Hi, what should my file structure look like when creating a Django project with pipenv?
My problem now is that the Git repo is within the project folder rather than the virtual env-folder, which means I don’t commit my Pipfile and lock file.
I’ve seen many tutorials where they change the original file structure but I haven’t dared to try it yet…
Any examples or tips/pointers would be appreciated.
You should commit the Pipfile and Pipfile.lock files.
Yes exactly, I realise this, but I don’t know how my file structure should look like. Do I init the Git-repo in the virtual-env folder? That seems “odd”…
No, you don’t.
Look at my repository where I am using Django and Pipenv: https://github.com/egorsmkv/simple-django-login-and-register
Great, just what I wanted but wow, it’s nothing like the original file structure. Do you create a new project named source or do you create a project in source/ and call it app?
I’ve wanted to run production and dev settings but haven’t figured out how. I will look at your project and see if i can setup a similar file structure, thank you.

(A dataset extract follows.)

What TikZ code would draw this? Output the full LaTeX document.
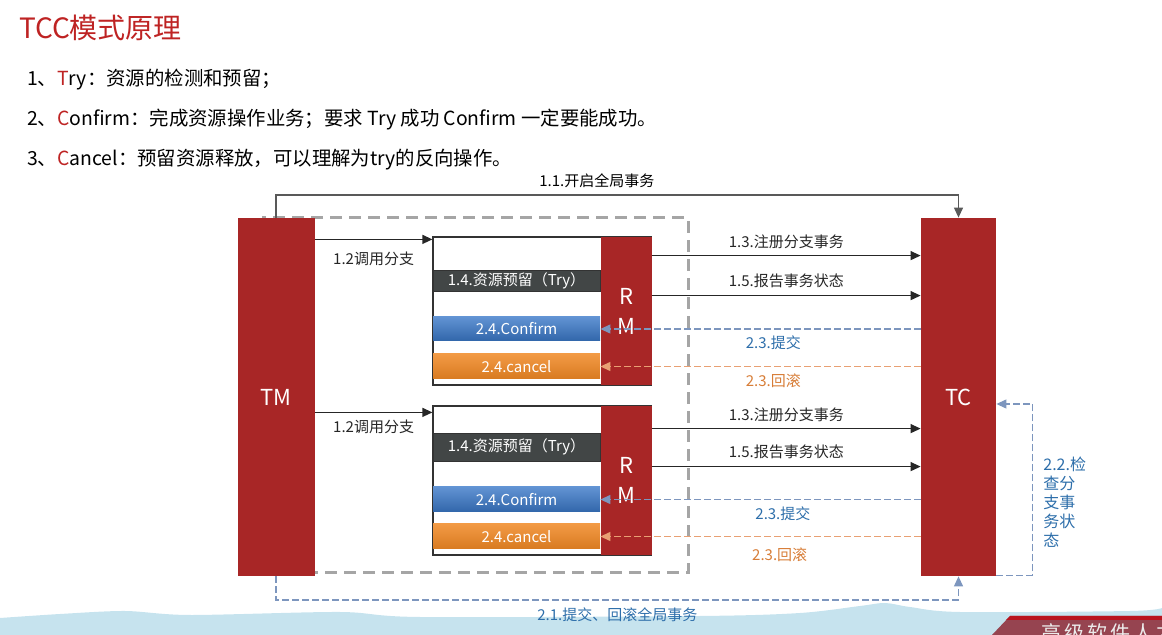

Yes, the source folder is just a place where Django code lives, nothing special.
Correct, I’ve splitted the settings.py file to dev and production environments.
Using pipenv doesn’t alter the structure of your project layout - that’s up to you.
- Create your Django project (in e.g.
~/dev/myproj
) - Set up the layout however it makes sense for your project
- Initialize with
pipenv --python 3.7
# or similar - Create or place your Pipfile in the project root folder
- Commit / push the containing directory, which is your project. It will include your Pipfile and Pipfile.lock
The actual virtualenv dir will be created elsewhere, automatically, e.g. at /Users/you/.local/share/virtualenvs/myproj-j3js86
.
It isn’t and shouldn’t be part of your project dir.